2nd Lieutenant John Crawford Cunningham
Rank or Title
Date of Birth
Oct 1894
Date of Death
27 Aug 1964
Media files and documents
War time / or Pre War occupation
Medals Awarded
Service Number
Place of Birth
World War I Address
Place of Death
Grave Location
Soldier or Civilian
- Soldier
John Crawford Cunningham was born in Luton in 1894.
In 1901 aged 6 years old he is living with his family at no 16 Gladstone Avenue.
His father John Christopher is 39 & a travelling drapery & clothing retailer, his mother Clara is 40 & at home looking after John Crawford & his siblings, 12 year old Christopher Angus, 9 year old Margaret Eva, 8 year old Alice Jean & Ronald who is 1.
In 1911 John is living with his family at No 10 Westbourne Road, he is 16 years old & working as a junior accounts clark.
John enlisted in to the Bedfordshire Yeomany when war broke out, but was promoted to 2nd Lieutenant of the Oxfordshire & Buckinghamshire Light Infantry by the end.

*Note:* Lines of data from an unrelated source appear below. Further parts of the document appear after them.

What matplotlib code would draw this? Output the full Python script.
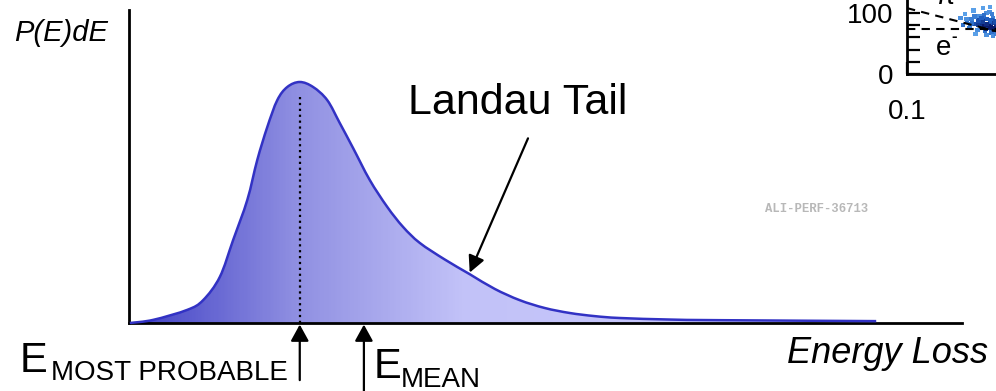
#!/usr/bin/env python3
"""Landau energy-loss distribution sketch with most-probable / mean markers."""
import matplotlib

matplotlib.use("Agg")
import matplotlib.pyplot as plt
import numpy as np
from matplotlib.colors import LinearSegmentedColormap
from matplotlib.patches import PathPatch
from matplotlib.path import Path

plt.rcParams["font.family"] = ["Liberation Sans", "DejaVu Sans"]

# energy loss (arb. units) and P(E)dE
energy_loss = [0.01, 0.29, 0.70, 0.89, 1.09, 1.25, 1.42, 1.54, 1.66, 1.78,
               1.90, 2.05, 2.21, 2.38, 2.53, 2.69, 2.89, 3.10, 3.29, 3.49,
               3.79, 4.09, 4.39, 4.69, 4.99, 5.29, 5.59, 5.89, 6.50, 7.10, 8.97]
prob = [0.000, 0.010, 0.042, 0.073, 0.147, 0.265, 0.393, 0.521, 0.626, 0.712,
        0.754, 0.770, 0.754, 0.712, 0.639, 0.559, 0.457, 0.371, 0.307, 0.256,
        0.203, 0.156, 0.109, 0.073, 0.048, 0.032, 0.022, 0.016, 0.011, 0.009, 0.006]
e_mean = 2.82
landau_tail_at = 4.09

# inset: dE/dx band (partially visible)
inset_x = [0.185, 0.19, 0.195, 0.20, 0.205, 0.21, 0.215, 0.22, 0.225, 0.23,
           0.235, 0.24, 0.245, 0.25, 0.255, 0.26, 0.265, 0.27, 0.275, 0.28,
           0.24, 0.26, 0.22, 0.25, 0.27, 0.232, 0.244, 0.256, 0.268, 0.28,
           0.262, 0.274, 0.25, 0.238, 0.228, 0.212, 0.218, 0.226, 0.242, 0.252,
           0.258, 0.264, 0.272, 0.278, 0.248, 0.236, 0.266, 0.276, 0.198, 0.208]
inset_y = [92, 80, 98, 86, 75, 90, 104, 82, 72, 95,
           78, 88, 70, 100, 76, 84, 68, 92, 74, 80,
           108, 110, 66, 64, 62, 84, 80, 78, 75, 72,
           77, 72, 82, 86, 88, 84, 94, 80, 96, 90,
           102, 88, 84, 66, 74, 92, 98, 86, 90, 82]
inset_density = [0.3, 0.5, 0.2, 0.5, 0.4, 0.4, 0.2, 0.7, 0.3, 0.3,
                 0.8, 0.6, 0.5, 0.3, 0.9, 0.7, 0.5, 0.4, 1.0, 0.9,
                 0.2, 0.2, 0.2, 0.3, 0.3, 0.9, 1.0, 1.0, 1.0, 1.0,
                 1.0, 1.0, 0.9, 0.8, 0.7, 0.5, 0.4, 0.8, 0.5, 0.6,
                 0.3, 0.6, 0.8, 0.4, 0.9, 0.6, 0.4, 0.7, 0.3, 0.5]

W, H = 996, 391


def fx(px):
    return px / W


def fy(py):
    return 1 - py / H


def smooth_path(xs, ys):
    # Catmull-Rom through the points, written as cubic Bezier segments
    pts = np.column_stack([xs, ys])
    verts = [pts[0]]
    codes = [Path.MOVETO]
    n = len(pts)
    for i in range(n - 1):
        p0 = pts[max(i - 1, 0)]
        p1, p2 = pts[i], pts[i + 1]
        p3 = pts[min(i + 2, n - 1)]
        c1 = p1 + (p2 - p0) / 6.0
        c2 = p2 - (p3 - p1) / 6.0
        verts += [c1, c2, p2]
        codes += [Path.CURVE4] * 3
    return np.array(verts), codes


fig = plt.figure(figsize=(W / 100, H / 100), dpi=100)

ax = fig.add_axes([fx(129), fy(323), (962 - 129) / W, (323 - 10) / H])
ax.set_xlim(0, 10)
ax.set_ylim(0, 1)
ax.set_xticks([])
ax.set_yticks([])
for side in ("top", "right"):
    ax.spines[side].set_visible(False)
for side in ("left", "bottom"):
    ax.spines[side].set_linewidth(2.0)
    ax.spines[side].set_color("black")

verts, codes = smooth_path(energy_loss, prob)
curve = Path(verts, codes)
closed = Path(np.vstack([verts, [[energy_loss[-1], 0], [energy_loss[0], 0], verts[0]]]),
              codes + [Path.LINETO, Path.LINETO, Path.CLOSEPOLY])
clip_patch = PathPatch(closed, facecolor="none", edgecolor="none")
ax.add_patch(clip_patch)

grad_cmap = LinearSegmentedColormap.from_list(
    "landau_fill",
    [(0.0, "#4040c4"), (0.2, "#9090e2"), (0.4, "#c2c2f8"), (1.0, "#cdcdff")])
grad = np.linspace(0, 1, 400).reshape(1, -1)
img = ax.imshow(grad, extent=[0, 10, 0, 1], aspect="auto", cmap=grad_cmap,
                origin="lower", zorder=1)
img.set_clip_path(clip_patch)

ax.add_patch(PathPatch(curve, facecolor="none", edgecolor="#3232c4",
                       lw=1.8, zorder=3, clip_on=False))

# most probable value: peak of the curve
i_peak = int(np.argmax(prob))
e_mp = energy_loss[i_peak]
ax.plot([e_mp, e_mp], [0, prob[i_peak] * 0.94], color="black", ls=":", lw=1.6, zorder=4)

arrow = dict(arrowstyle="-|>,head_length=1.0,head_width=0.55", color="black",
             lw=1.6, shrinkA=0, shrinkB=0)
ax.annotate("", xy=(e_mp, -0.005), xytext=(0, -40), textcoords="offset points",
            arrowprops=arrow, annotation_clip=False)
ax.annotate("", xy=(e_mean, -0.005), xytext=(0, -50), textcoords="offset points",
            arrowprops=arrow, annotation_clip=False)

i_tail = energy_loss.index(landau_tail_at)
ax.annotate("", xy=(landau_tail_at, prob[i_tail] + 0.005), xytext=(4.79, 0.59),
            arrowprops=dict(arrowstyle="-|>,head_length=1.0,head_width=0.5",
                            color="black", lw=1.6, shrinkA=0, shrinkB=0),
            annotation_clip=False)

# labels
fig.text(fx(14), fy(41), "P(E)dE", fontsize=21, style="italic", va="baseline")
fig.text(fx(408), fy(114), "Landau Tail", fontsize=31, va="baseline")
fig.text(fx(787), fy(363), "Energy Loss", fontsize=26, style="italic", va="baseline")
fig.text(fx(20), fy(372), "E", fontsize=30, va="baseline")
fig.text(fx(51), fy(380), "MOST PROBABLE", fontsize=20, va="baseline")
fig.text(fx(374), fy(378), "E", fontsize=30, va="baseline")
fig.text(fx(401), fy(387), "MEAN", fontsize=20, va="baseline")
fig.text(fx(765), fy(212), "ALI-PERF-36713", fontsize=8.8, color="#b8b8b8",
         family=["Liberation Mono", "DejaVu Sans Mono"], weight="bold", va="baseline")

# inset, mostly outside the canvas
ins = fig.add_axes([fx(907), fy(74), 400 / W, 200 / H])
ins.set_xscale("log")
ins.set_xlim(0.1, 10)
ins.set_ylim(0, 200 / 0.61)
ins.patch.set_alpha(0)
for side in ("top", "right"):
    ins.spines[side].set_visible(False)
for side in ("left", "bottom"):
    ins.spines[side].set_linewidth(2.0)
ins.set_yticks([0, 100])
ins.set_yticks([20, 40, 60, 80], minor=True)
ins.set_xticks([0.1])
ins.set_xticklabels(["0.1"])
ins.xaxis.set_minor_locator(matplotlib.ticker.NullLocator())
ins.tick_params(axis="both", which="both", direction="in", width=1.6, labelsize=20)
ins.tick_params(axis="y", which="both", length=9, pad=10)
ins.tick_params(axis="x", which="both", length=9, pad=18)
band_cmap = LinearSegmentedColormap.from_list("band", ["#5aa0e8", "#1f5fc0", "#0a1a6a"])
ins.scatter(inset_x, inset_y, c=inset_density, cmap=band_cmap, vmin=0.2, vmax=1.0,
            s=10, marker="s", linewidths=0, zorder=2)
ins.plot([0.1, 0.29], [74, 74], color="black", ls=(0, (4, 3)), lw=1.5, zorder=3)
ins.plot([0.1, 0.28], [108, 70], color="black", ls=(0, (4, 3)), lw=1.5, zorder=3)
fig.text(fx(936), fy(55), "e", fontsize=20, va="baseline")
fig.text(fx(951), fy(41), "-", fontsize=12, weight="bold", va="baseline")
fig.text(fx(936), fy(4), "π", fontsize=20, va="baseline")

fig.savefig("out.png", dpi=100)
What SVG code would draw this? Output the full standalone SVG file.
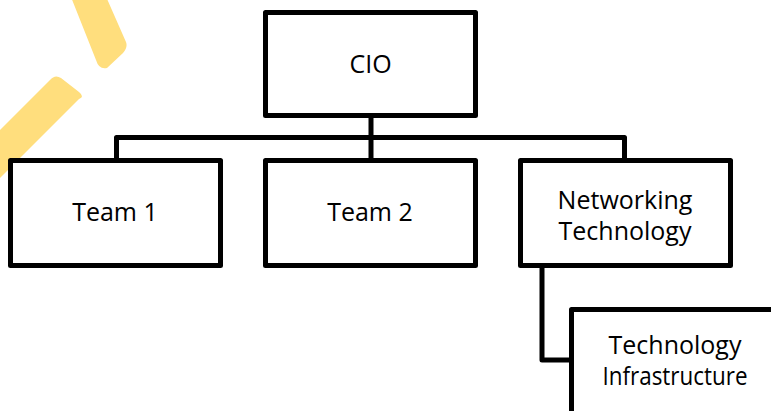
<svg xmlns="http://www.w3.org/2000/svg" width="771" height="411" viewBox="0 0 771 411">
  <style>
    .band { fill: #FFDE7D; }
    .box { fill: #FFFFFF; stroke: #000000; stroke-width: 5; stroke-linejoin: round; }
    .conn { fill: none; stroke: #000000; stroke-width: 5; stroke-linejoin: round; }
    .lbl { font-family: "Open Sans", "Liberation Sans", sans-serif; font-size: 25px; fill: #000000; text-anchor: middle; }
  </style>
  <g id="decoration">
    <path class="band" d="M69,-8 L96,60 Q99,70 107,68 L123,53 Q128,47 126,42 L104,-8 Z"/>
    <path class="band" d="M-20,150 L50,80 Q55,74 61,78 L79,92 Q85,97 79,99 L-20,198 Z"/>
  </g>
  <g id="connectors">
    <path class="conn" d="M371,115.5 V160.5 M116.5,160.5 V137.5 H624.5 V160.5"/>
    <path class="conn" d="M542,265.5 V360 H571.5"/>
  </g>
  <g id="cio">
    <rect class="box" x="265.5" y="12.5" width="210" height="103"/>
    <text class="lbl" x="370.5" y="72.5">CIO</text>
  </g>
  <g id="team1">
    <rect class="box" x="10.5" y="160.5" width="210" height="105"/>
    <text class="lbl" x="115" y="220.5">Team 1</text>
  </g>
  <g id="team2">
    <rect class="box" x="265.5" y="160.5" width="210" height="105"/>
    <text class="lbl" x="370" y="220.5">Team 2</text>
  </g>
  <g id="networking">
    <rect class="box" x="520.5" y="160.5" width="210" height="105"/>
    <text class="lbl" x="625" y="208.5">Networking</text>
    <text class="lbl" x="625" y="239.5">Technology</text>
  </g>
  <g id="infrastructure">
    <rect class="box" x="571.5" y="309.5" width="210" height="105"/>
    <text class="lbl" x="675" y="354">Technology</text>
    <text class="lbl" x="675" y="385" textLength="145" lengthAdjust="spacingAndGlyphs">Infrastructure</text>
  </g>
</svg>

In March 1918 he was in Enghien, Belgium defending the redoubt with the 2/4th Oxford & Bucks Light Infantry. From early morning on 21st March the Germans were firing a constant barrage of shells & gas. The British defended the garrison as best they could with John Crawford & Lieutenant Richards, the last remaining officers, manning the machine guns at one point & sending messages to battalion headquarters for orders, but none came due to the cable, buried 8ft below ground, being destroyed. By 4.30 that afternoon the Germans had them surrounded & they were taken prisoner.
John Crawford was sent to Holtzminden Prisoner of war camp in Lower Saxony, Germany, where he remained for the rest of the war. Here he learned that he was awarded the DSO for gallantry. When he was released from the camp he apparently stole the camp's German Imperial Flag, which is still kept in the family.
After the war he resumed work in the family drapery business.
He married Ada Adams in September 1919, they had two sons John Anthony & Robert Joseph.
When war broke out in 1939 John Crawford became a Factory Defence Officer at the Luton Percival Aircraft Factory & an active member of the Home Guard. In January 1941 he was awarded the George Medal for defusing an unexploded parachute mine during an air raid on the factory, where he remained until 1954.
John Crawford died at the Luton & Dunstable Hospital in August 1964, he was living at 45 St Margaret's Avenue at this time.